Florida Insurance Crisis Update, Tampa, Fl

Florida governor freezes property insurance rates

By Michael PeltierReuters
Tuesday, January 30, 2007; 12:13 PM
TALLAHASSEE, Florida (Reuters) -

Florida Gov. Charlie Crist on Tuesday froze property insurance rates and blocked insurers from canceling policies as the state prepares for another hurricane season and insurance reforms kick in.

One week after state lawmakers signed off on a sweeping package of property insurance reforms, Crist said the remedies needed time to work and that he feared insurers may attempt to drop customers and raise premiums that do not reflect the recent changes backers say would reduce their risk.

"It's fundamental that we make sure no policies are canceled and we make sure that no rate increases are slipped under the door before this law becomes effective," said Crist, a Republican.

Soaring homeowners insurance rates, coupled with rapidly rising property taxes, were a threat to Florida's fast-growing economy, according to Crist and others.
Crist's emergency rule, which remains in effect for 90 days, took the industry by surprise. The order will not affect companies that have recently had rates approved by the state's Office of Insurance Regulation.

Private insurers say the freeze, though temporary, may cause their bond ratings to drop, which will directly affect their bottom lines.

"We think the rule will have a drastic negative impact on some of our members," said Guy Marvin, president of the Florida Insurance Council, an industry group that represents most private property insurers still writing business in Florida.
Last week, Crist signed into law a bevy of fixes aimed at resuscitating Florida's property insurance market. Property owners in Florida have been reeling from skyrocketing rates and an exodus of private carriers after eight hurricanes hit the state in 2004 and 2005.

The new laws more than double the size of the Florida state hurricane catastrophe fund by putting policyholders on the hook for as much as $36 billion in hurricane losses that would be paid by assessing holders of property, automobile, commercial and other lines of insurance.

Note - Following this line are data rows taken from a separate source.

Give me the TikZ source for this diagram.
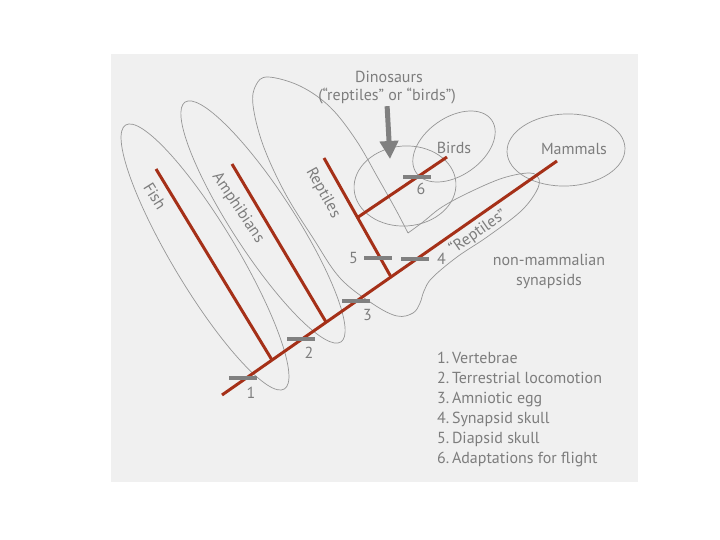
\documentclass[tikz,border=0pt]{standalone}
\usepackage{fontspec}
\setmainfont{PT Sans}
\usetikzlibrary{arrows.meta,calc}
\definecolor{bg}{RGB}{240,240,240}
\definecolor{txtgray}{RGB}{125,125,125}
\definecolor{linegray}{RGB}{150,150,150}
\definecolor{bargray}{RGB}{128,128,128}
\definecolor{branchred}{RGB}{165,48,24}
\tikzset{
  branch/.style={draw=branchred, line width=3pt},
  outline/.style={draw=linegray, line width=0.7pt},
  bar/.style={fill=bargray, minimum width=28pt, minimum height=4pt, inner sep=0pt},
  lbl/.style={text=txtgray, font=\fontsize{16}{20}\selectfont, inner sep=0pt},
  legendline/.style={lbl, anchor=base west},
  bigarrow/.style={draw=bargray, line width=5pt, -{Triangle[length=18pt,width=18pt]}},
}
\begin{document}
\begin{tikzpicture}[x=1pt,y=-1pt]
\useasboundingbox (0,0) rectangle (720,540);
\fill[bg] (111,54) rectangle (638,482);

\draw[outline,shift={(205,257)},rotate=-59] (0,0) ellipse (154 and 32);
\draw[outline,shift={(263,222)},rotate=-57] (0,0) ellipse (143 and 31);
\draw[outline] plot[smooth,tension=.6] coordinates {(408,233) (423,222) (442,207) (470,192)
  (503,178) (530,173) (539,179) (536,192) (520,212) (487,237) (457,257) (432,278)
  (424,291) (420,303) (413,313) (397,316) (373,304) (340,278) (313,238) (285,193)
  (263,145) (253,105) (256,85) (268,77) (300,86) (330,107) (356,140) (378,178)
  (396,210) (408,233)};
\draw[outline,shift={(405,186)},rotate=4] (0,0) ellipse (51 and 40);
\draw[outline,shift={(454,146.5)},rotate=35] (0,0) ellipse (46 and 29);
\draw[outline,shift={(566,150)},rotate=2] (0,0) ellipse (59 and 36);

\coordinate (root) at (222,395);
\coordinate (crown) at (557,161);
\coordinate (fishT) at (156,169);
\coordinate (fishJ) at (272,360);
\coordinate (amphT) at (232,164);
\coordinate (amphJ) at (326,322);
\coordinate (reptT) at (324,158);
\coordinate (reptJ) at (391,277);
\coordinate (birdJ) at ($(reptT)!.5!(reptJ)$);
\coordinate (birdT) at (447,157);

\draw[branch] (root) -- (crown);
\draw[branch] (fishT) -- (fishJ);
\draw[branch] (amphT) -- (amphJ);
\draw[branch] (reptT) -- (reptJ);
\draw[branch] (birdJ) -- (birdT);

\node[bar] at (243,378) (m1) {};
\node[bar] at (301,339) (m2) {};
\node[bar] at (355.5,301) (m3) {};
\node[bar] at (414.5,259) (m4) {};
\node[bar] at (378,258) (m5) {};
\node[bar] at (416.5,177) (m6) {};

\node[lbl] at (251,393) (n1) {1};
\node[lbl] at (309,353) (n2) {2};
\node[lbl] at (367.5,315) (n3) {3};
\node[lbl] at (441.5,259) (n4) {4};
\node[lbl] at (353.5,258) (n5) {5};
\node[lbl] at (421,189) (n6) {6};

\node[lbl,rotate=-58] at (155,196) (fish) {Fish};
\node[lbl,rotate=-56] at (238,208) (amph) {Amphibians};
\node[lbl,rotate=-61] at (323,193) (rept) {Reptiles};
\node[lbl,rotate=35] at (478,232) (reptq) {“Reptiles”};
\node[lbl] at (454,148) (birds) {Birds};
\node[lbl] at (574,149) (mammals) {Mammals};
\node[lbl,align=center] at (549,271) (synap) {non-mammalian\\synapsids};

\node[lbl] at (389,77) (dinoA) {Dinosaurs};
\node[lbl] at (387,96) (dinoB) {(“reptiles” or “birds”)};
\coordinate (dinoTip) at (390,159);
\draw[bigarrow,shorten <=2pt] (dinoB.south) -- (dinoTip);

\node[legendline] at (437,363) (l1) {1.\,Vertebrae};
\node[legendline] at (437,383) (l2) {2.\,Terrestrial locomotion};
\node[legendline] at (437,403) (l3) {3.\,Amniotic egg};
\node[legendline] at (437,423) (l4) {4.\,Synapsid skull};
\node[legendline] at (437,443) (l5) {5.\,Diapsid skull};
\node[legendline] at (437,463) (l6) {6.\,Adaptations for flight};
\end{tikzpicture}
\end{document}
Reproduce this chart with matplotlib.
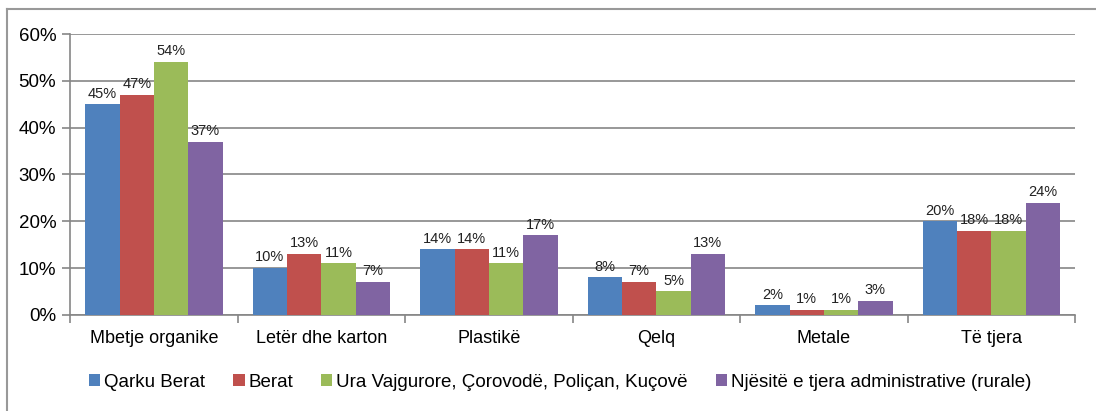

In response, Standard & Poor's Ratings Services and Fitch Ratings in the past week have downgraded ratings on outstanding bonds from the Florida Hurricane Catastrophe Fund Financing Corp. The new laws could significantly increase the amount of bonds issued by the fund, according to the Wall Street ratings agencies.
With access to cheaper reinsurance, insurers must pass on savings to their customers, who on average could see rates fall by more than 20 percent, state officials estimate.

In addition, Florida's biggest property insurer, state-run Citizens Property Insurance Corp., would expand by selling other types of coverage to some of the 1.3 million policyholders who have wind insurance with Citizens.

Lawmakers also froze Citizens' rate at 2006 levels, a move that negated planned increases of more than 75 percent.